Analyst Career

How to Package a Data Analyst Portfolio Project

A portfolio project should feel like an analyst deliverable, not a homework notebook. Package the question, workflow, evidence, and recommendation clearly.

Start with a business question

Good projects answer questions such as why conversion dropped, which segment retains better, or what drives repeat purchase. Avoid projects that only show charts without a decision.

A strong portfolio project sounds like work an analyst would actually do. "I built a dashboard" is weaker than "I analyzed which customer segment drove the decline in repeat purchase and recommended where to investigate next."

Explain the dataset

Describe the source, fields, time range, cleaning steps, and limitations. Interviewers need to know what the data can support.

Include a short data dictionary. List the key columns, data types, and definitions. If you removed rows or changed values, document the rule and why it was necessary.

Show your workflow

Include SQL, spreadsheet steps, Python notebooks, or dashboard logic. The reader should understand how raw data became insight.

Project workflow:
1. Define the business question.
2. Clean and validate the dataset.
3. Calculate core metrics.
4. Segment the result.
5. Visualize the finding.
6. Recommend the next action.

Use visuals sparingly

Charts should support the conclusion. A small number of well-labeled visuals is better than a dashboard full of disconnected widgets.

Use a line chart for trends, a bar chart for segment comparison, and a table when exact values matter. Do not use a chart just because it looks impressive.

End with a recommendation

Summarize the finding, explain confidence and caveats, then recommend the next action or experiment.

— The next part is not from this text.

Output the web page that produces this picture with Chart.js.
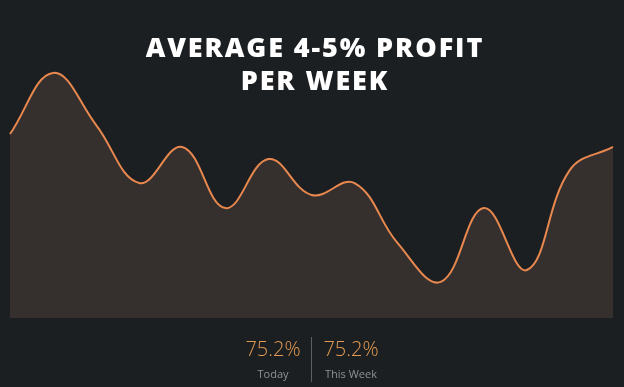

Portfolio project template

  • Title: one sentence describing the business problem.
  • Question: what decision the analysis supports.
  • Data: source, fields, date range, limitations.
  • Method: SQL, Excel, Python, or BI workflow.
  • Finding: the main pattern and supporting evidence.
  • Recommendation: what the business should do next.

Common mistakes

  • Using public datasets without a business question.
  • Showing every chart instead of the few that support the decision.
  • Hiding the SQL or analysis steps.
  • Ending with observations instead of recommendations.